───── Information supplied

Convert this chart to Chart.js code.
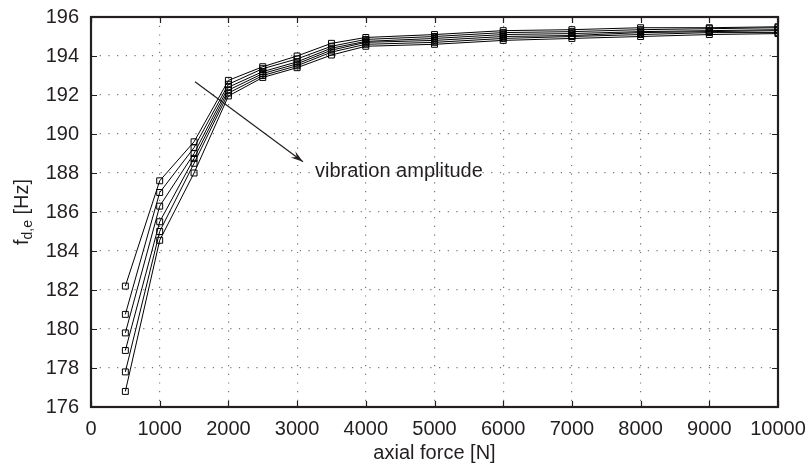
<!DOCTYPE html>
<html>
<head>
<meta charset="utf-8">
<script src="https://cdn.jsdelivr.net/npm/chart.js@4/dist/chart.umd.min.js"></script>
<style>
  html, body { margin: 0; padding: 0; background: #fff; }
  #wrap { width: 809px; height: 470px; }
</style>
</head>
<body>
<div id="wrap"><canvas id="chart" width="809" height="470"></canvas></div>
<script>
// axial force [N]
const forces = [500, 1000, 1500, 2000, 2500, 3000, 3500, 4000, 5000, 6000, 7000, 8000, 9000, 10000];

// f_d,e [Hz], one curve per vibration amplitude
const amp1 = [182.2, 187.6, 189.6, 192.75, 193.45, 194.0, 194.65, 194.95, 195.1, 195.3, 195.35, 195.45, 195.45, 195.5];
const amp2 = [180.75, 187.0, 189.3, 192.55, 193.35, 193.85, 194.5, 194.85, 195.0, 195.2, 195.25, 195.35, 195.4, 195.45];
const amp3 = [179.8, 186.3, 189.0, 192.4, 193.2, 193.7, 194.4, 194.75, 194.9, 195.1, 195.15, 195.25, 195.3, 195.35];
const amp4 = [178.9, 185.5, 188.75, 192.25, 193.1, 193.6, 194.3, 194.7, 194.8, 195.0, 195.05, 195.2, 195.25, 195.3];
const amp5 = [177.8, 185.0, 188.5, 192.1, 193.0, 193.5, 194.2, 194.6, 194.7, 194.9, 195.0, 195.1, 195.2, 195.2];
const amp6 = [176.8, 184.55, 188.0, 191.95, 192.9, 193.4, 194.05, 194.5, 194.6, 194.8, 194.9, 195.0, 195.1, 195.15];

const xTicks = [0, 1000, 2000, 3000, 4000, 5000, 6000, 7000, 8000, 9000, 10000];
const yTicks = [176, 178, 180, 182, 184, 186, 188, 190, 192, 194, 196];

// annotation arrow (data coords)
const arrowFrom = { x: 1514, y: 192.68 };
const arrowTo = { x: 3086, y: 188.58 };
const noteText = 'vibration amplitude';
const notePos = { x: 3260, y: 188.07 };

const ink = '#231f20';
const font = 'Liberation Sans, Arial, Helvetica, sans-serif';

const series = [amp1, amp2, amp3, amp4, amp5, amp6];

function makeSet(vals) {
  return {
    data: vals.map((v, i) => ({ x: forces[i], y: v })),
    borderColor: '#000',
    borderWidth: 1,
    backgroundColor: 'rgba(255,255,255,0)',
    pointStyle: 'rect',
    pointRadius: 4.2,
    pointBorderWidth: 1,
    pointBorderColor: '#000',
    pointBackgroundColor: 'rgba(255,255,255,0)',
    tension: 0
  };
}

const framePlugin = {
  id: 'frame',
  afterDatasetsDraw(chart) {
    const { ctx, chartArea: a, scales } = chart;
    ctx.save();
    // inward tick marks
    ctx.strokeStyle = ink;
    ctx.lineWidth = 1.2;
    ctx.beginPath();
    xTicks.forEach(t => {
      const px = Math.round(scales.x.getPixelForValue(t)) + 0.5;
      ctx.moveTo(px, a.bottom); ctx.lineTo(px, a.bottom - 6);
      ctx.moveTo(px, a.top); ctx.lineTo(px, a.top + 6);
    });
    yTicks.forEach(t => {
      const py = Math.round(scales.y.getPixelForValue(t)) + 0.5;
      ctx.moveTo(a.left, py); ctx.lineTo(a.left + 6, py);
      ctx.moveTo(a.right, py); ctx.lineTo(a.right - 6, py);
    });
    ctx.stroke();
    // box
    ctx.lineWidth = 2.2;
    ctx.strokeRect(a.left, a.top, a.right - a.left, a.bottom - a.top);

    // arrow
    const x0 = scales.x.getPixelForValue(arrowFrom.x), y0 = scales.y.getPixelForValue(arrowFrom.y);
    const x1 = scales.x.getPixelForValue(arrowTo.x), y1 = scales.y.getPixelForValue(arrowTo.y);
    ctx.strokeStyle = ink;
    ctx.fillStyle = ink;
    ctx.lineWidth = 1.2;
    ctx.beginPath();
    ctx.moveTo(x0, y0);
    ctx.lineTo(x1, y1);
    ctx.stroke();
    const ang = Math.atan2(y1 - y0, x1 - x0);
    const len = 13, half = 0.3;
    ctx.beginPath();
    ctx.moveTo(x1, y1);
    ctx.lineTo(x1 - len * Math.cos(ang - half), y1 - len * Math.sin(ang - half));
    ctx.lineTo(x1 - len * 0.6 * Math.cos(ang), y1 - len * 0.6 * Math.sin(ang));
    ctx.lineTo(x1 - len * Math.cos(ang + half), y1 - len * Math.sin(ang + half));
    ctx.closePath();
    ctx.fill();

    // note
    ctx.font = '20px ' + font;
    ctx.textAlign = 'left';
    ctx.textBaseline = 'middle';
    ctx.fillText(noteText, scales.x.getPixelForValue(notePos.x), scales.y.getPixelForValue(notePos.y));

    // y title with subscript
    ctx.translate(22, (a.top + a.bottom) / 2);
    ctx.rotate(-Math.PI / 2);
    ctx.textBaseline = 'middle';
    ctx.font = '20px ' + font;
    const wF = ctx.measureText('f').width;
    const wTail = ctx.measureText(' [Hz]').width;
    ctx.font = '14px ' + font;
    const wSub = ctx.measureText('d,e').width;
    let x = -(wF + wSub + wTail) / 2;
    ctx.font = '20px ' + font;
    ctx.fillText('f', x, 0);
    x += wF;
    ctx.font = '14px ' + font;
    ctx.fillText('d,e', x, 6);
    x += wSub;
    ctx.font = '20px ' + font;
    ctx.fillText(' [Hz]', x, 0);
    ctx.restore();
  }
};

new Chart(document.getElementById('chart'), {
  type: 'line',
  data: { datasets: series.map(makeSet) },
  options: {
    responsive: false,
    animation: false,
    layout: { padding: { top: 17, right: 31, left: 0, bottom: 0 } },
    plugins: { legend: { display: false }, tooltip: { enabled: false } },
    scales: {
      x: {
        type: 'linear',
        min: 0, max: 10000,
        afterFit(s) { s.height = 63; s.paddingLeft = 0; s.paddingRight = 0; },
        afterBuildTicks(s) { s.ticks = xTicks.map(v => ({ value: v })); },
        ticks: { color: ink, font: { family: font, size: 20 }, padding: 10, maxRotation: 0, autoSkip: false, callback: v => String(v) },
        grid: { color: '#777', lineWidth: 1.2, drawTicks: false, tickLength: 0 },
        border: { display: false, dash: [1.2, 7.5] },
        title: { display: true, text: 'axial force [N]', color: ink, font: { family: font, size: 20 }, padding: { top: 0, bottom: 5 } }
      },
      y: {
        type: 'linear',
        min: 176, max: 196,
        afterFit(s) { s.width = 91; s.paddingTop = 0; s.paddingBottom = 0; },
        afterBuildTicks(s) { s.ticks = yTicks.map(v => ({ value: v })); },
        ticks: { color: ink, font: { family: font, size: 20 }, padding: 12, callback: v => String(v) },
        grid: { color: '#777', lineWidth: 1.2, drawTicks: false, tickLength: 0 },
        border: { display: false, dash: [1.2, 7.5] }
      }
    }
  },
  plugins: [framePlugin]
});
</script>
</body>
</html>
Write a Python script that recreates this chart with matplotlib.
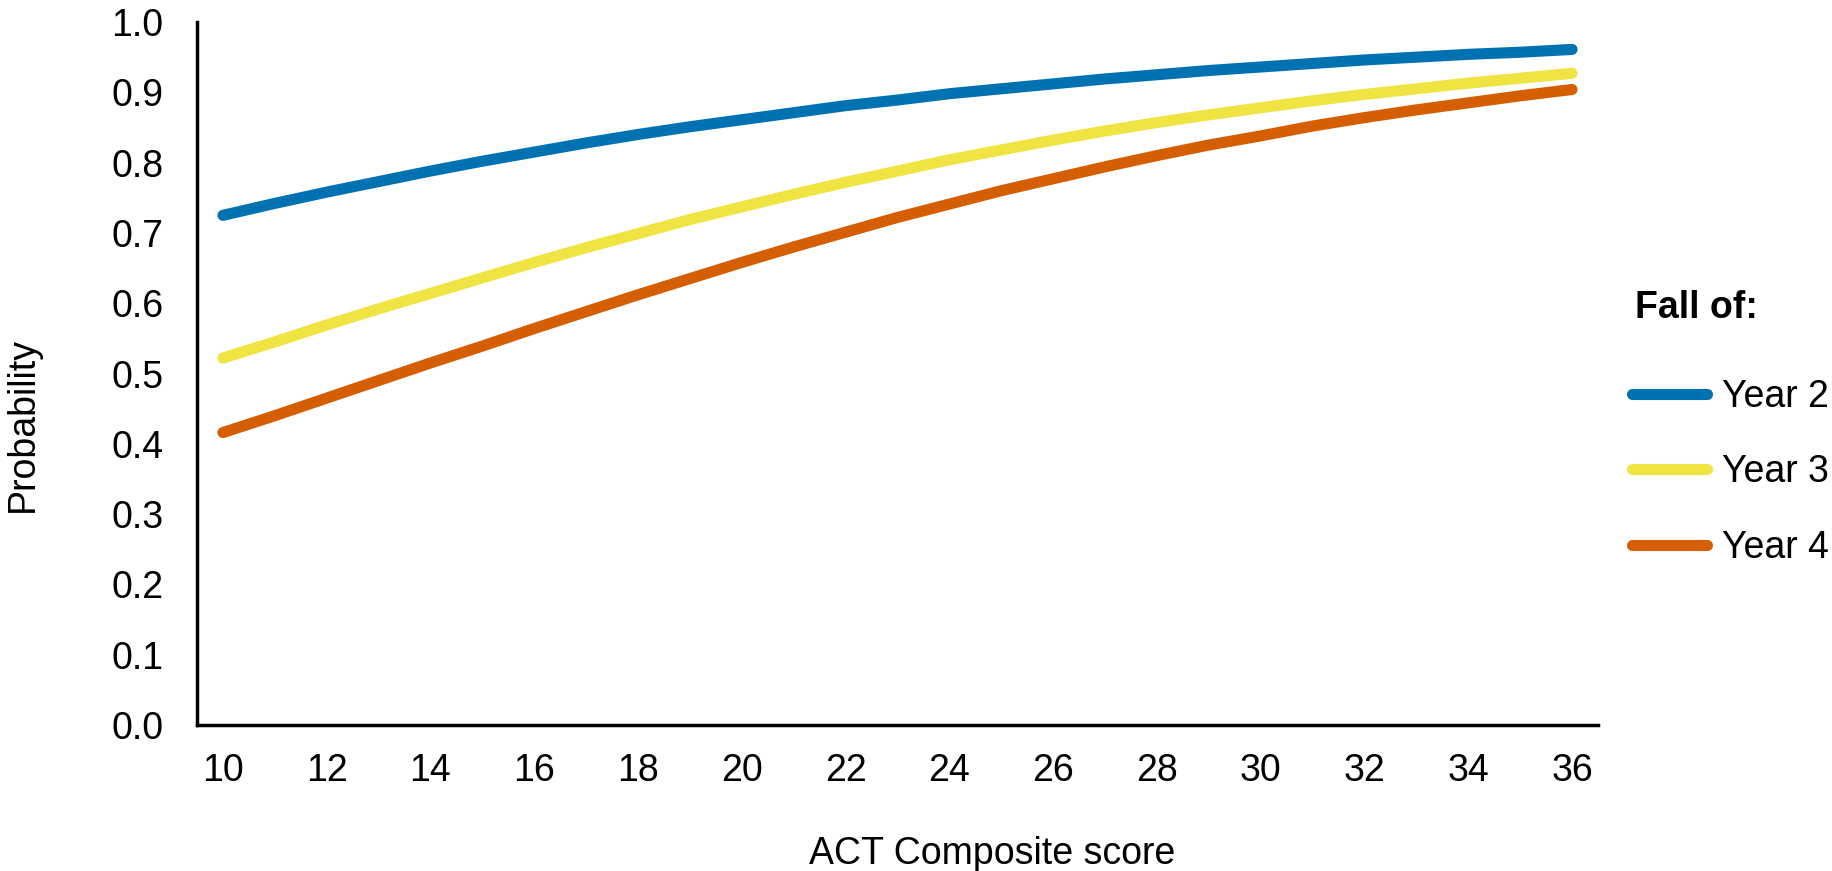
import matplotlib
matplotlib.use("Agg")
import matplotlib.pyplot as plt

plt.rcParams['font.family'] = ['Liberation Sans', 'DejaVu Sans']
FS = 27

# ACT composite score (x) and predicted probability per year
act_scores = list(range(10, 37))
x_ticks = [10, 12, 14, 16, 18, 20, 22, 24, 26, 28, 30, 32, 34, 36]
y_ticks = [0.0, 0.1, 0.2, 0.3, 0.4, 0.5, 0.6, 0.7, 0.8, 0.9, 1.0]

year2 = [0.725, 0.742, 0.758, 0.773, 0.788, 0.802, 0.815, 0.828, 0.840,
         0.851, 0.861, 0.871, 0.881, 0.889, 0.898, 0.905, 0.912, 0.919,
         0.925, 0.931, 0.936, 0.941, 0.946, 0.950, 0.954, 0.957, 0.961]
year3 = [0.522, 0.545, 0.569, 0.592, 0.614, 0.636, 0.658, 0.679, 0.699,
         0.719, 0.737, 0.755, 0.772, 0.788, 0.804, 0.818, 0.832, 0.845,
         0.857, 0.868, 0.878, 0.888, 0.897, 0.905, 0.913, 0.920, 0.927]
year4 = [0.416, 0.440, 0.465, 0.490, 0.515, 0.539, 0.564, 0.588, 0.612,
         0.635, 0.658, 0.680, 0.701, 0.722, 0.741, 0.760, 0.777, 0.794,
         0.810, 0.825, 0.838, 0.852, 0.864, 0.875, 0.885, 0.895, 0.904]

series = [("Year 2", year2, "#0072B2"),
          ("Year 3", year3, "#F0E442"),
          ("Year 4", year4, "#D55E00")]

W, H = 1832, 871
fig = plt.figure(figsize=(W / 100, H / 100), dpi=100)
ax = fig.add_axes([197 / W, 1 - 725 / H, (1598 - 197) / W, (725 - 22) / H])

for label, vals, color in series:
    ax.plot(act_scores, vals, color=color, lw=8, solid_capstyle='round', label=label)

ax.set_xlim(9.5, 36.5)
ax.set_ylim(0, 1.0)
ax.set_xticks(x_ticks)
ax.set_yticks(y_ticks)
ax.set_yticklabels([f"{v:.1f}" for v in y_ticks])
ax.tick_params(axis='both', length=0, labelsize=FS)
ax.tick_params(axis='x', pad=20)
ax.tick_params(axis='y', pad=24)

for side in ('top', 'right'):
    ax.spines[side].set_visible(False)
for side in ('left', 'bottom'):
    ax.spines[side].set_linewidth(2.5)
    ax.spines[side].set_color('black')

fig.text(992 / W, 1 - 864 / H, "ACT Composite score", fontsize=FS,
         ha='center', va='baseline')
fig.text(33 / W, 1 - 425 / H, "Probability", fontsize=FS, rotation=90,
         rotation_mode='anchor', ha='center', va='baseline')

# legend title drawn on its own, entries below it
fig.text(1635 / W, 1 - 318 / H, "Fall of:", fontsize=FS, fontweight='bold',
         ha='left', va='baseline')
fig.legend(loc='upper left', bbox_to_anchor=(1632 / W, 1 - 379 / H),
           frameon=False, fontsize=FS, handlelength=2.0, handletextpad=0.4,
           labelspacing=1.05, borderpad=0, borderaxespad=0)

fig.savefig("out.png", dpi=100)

──────────

Your goal:
Every line from the top of the entries through the line that holds "3500, 4000, 5000, 6000, 7000, 8000, 9000, 10000];" is to be quoted exactly, please, and nothing else; omit the pictures.

Answer for this exercise:
Convert this chart to Chart.js code.
<!DOCTYPE html>
<html>
<head>
<meta charset="utf-8">
<script src="https://cdn.jsdelivr.net/npm/chart.js@4/dist/chart.umd.min.js"></script>
<style>
  html, body { margin: 0; padding: 0; background: #fff; }
  #wrap { width: 809px; height: 470px; }
</style>
</head>
<body>
<div id="wrap"><canvas id="chart" width="809" height="470"></canvas></div>
<script>
// axial force [N]
const forces = [500, 1000, 1500, 2000, 2500, 3000, 3500, 4000, 5000, 6000, 7000, 8000, 9000, 10000];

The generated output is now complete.